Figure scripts
——————
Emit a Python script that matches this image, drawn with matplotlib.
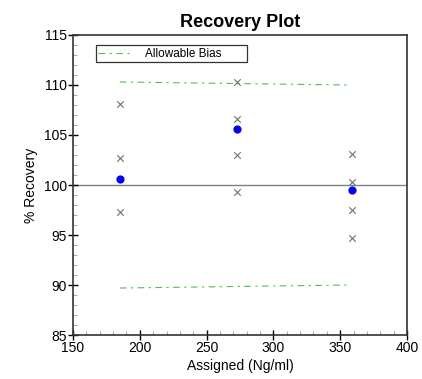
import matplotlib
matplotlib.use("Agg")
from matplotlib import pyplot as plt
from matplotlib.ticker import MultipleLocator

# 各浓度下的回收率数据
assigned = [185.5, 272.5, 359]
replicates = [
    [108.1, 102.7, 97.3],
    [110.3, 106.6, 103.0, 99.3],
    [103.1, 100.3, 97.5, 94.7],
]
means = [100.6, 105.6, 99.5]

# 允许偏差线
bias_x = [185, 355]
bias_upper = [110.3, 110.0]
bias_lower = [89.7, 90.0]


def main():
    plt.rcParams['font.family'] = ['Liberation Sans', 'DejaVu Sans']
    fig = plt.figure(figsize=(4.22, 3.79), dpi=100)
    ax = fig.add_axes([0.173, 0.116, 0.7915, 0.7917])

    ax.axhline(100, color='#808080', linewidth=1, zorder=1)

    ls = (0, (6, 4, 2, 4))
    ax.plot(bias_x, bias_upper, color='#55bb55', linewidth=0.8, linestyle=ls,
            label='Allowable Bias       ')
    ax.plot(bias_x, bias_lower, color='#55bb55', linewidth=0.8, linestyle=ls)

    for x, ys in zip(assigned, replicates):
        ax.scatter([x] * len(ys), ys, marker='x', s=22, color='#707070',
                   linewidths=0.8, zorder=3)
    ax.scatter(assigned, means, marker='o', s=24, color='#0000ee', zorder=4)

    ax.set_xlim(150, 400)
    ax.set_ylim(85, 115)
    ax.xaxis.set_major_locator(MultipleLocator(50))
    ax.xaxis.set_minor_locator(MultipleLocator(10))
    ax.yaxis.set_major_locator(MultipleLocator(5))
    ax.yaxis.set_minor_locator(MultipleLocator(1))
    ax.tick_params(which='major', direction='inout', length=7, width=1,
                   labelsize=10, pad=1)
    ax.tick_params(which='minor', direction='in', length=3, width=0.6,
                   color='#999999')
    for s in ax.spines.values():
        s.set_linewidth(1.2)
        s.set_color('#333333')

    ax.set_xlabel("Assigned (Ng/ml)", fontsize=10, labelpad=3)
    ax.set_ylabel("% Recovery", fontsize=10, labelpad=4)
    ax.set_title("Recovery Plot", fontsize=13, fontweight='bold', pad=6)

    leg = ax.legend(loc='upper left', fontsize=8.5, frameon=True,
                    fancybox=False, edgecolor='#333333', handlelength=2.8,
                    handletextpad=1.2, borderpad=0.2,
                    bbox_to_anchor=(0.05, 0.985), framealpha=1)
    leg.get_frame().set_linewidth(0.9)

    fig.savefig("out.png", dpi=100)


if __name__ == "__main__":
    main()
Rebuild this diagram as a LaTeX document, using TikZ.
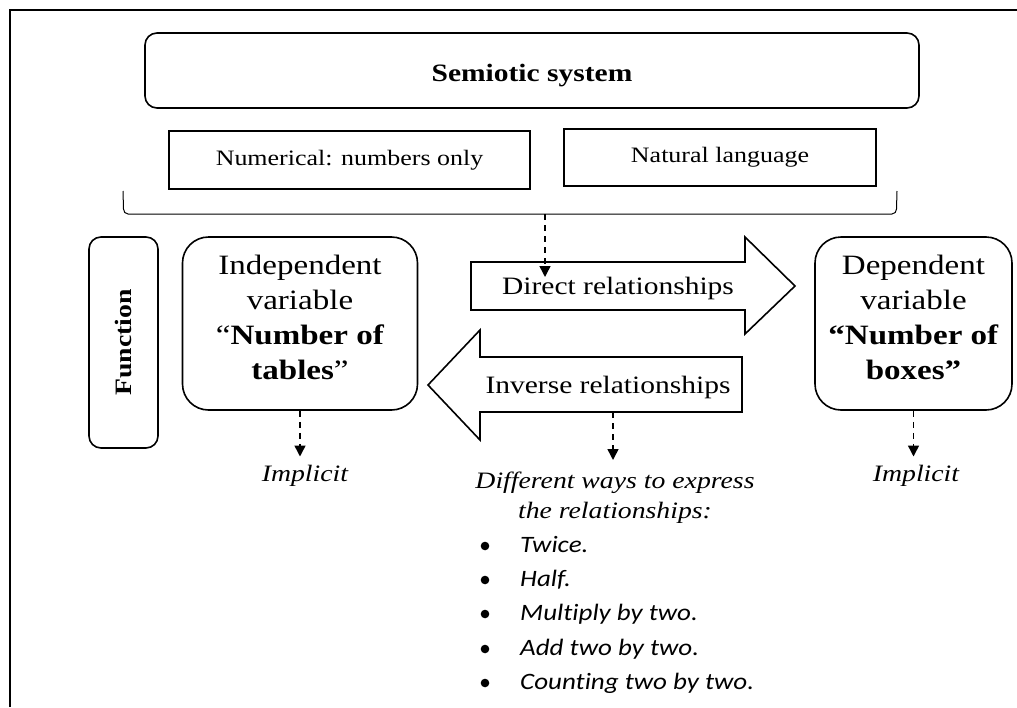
——————
▶ _What to do_:
Copy out the entries verbatim and leave the images out.

▶ _Correct result_:
Emit a Python script that matches this image, drawn with matplotlib.
import matplotlib
matplotlib.use("Agg")
from matplotlib import pyplot as plt
from matplotlib.ticker import MultipleLocator

# 各浓度下的回收率数据
assigned = [185.5, 272.5, 359]
replicates = [
    [108.1, 102.7, 97.3],
    [110.3, 106.6, 103.0, 99.3],
    [103.1, 100.3, 97.5, 94.7],
]
means = [100.6, 105.6, 99.5]

# 允许偏差线
bias_x = [185, 355]
bias_upper = [110.3, 110.0]
bias_lower = [89.7, 90.0]


def main():
    plt.rcParams['font.family'] = ['Liberation Sans', 'DejaVu Sans']
    fig = plt.figure(figsize=(4.22, 3.79), dpi=100)
    ax = fig.add_axes([0.173, 0.116, 0.7915, 0.7917])

    ax.axhline(100, color='#808080', linewidth=1, zorder=1)

    ls = (0, (6, 4, 2, 4))
    ax.plot(bias_x, bias_upper, color='#55bb55', linewidth=0.8, linestyle=ls,
            label='Allowable Bias       ')
    ax.plot(bias_x, bias_lower, color='#55bb55', linewidth=0.8, linestyle=ls)

    for x, ys in zip(assigned, replicates):
        ax.scatter([x] * len(ys), ys, marker='x', s=22, color='#707070',
                   linewidths=0.8, zorder=3)
    ax.scatter(assigned, means, marker='o', s=24, color='#0000ee', zorder=4)

    ax.set_xlim(150, 400)
    ax.set_ylim(85, 115)
    ax.xaxis.set_major_locator(MultipleLocator(50))
    ax.xaxis.set_minor_locator(MultipleLocator(10))
    ax.yaxis.set_major_locator(MultipleLocator(5))
    ax.yaxis.set_minor_locator(MultipleLocator(1))
    ax.tick_params(which='major', direction='inout', length=7, width=1,
                   labelsize=10, pad=1)
    ax.tick_params(which='minor', direction='in', length=3, width=0.6,
                   color='#999999')
    for s in ax.spines.values():
        s.set_linewidth(1.2)
        s.set_color('#333333')

    ax.set_xlabel("Assigned (Ng/ml)", fontsize=10, labelpad=3)
    ax.set_ylabel("% Recovery", fontsize=10, labelpad=4)
    ax.set_title("Recovery Plot", fontsize=13, fontweight='bold', pad=6)

    leg = ax.legend(loc='upper left', fontsize=8.5, frameon=True,
                    fancybox=False, edgecolor='#333333', handlelength=2.8,
                    handletextpad=1.2, borderpad=0.2,
                    bbox_to_anchor=(0.05, 0.985), framealpha=1)
    leg.get_frame().set_linewidth(0.9)

    fig.savefig("out.png", dpi=100)


if __name__ == "__main__":
    main()
Rebuild this diagram as a LaTeX document, using TikZ.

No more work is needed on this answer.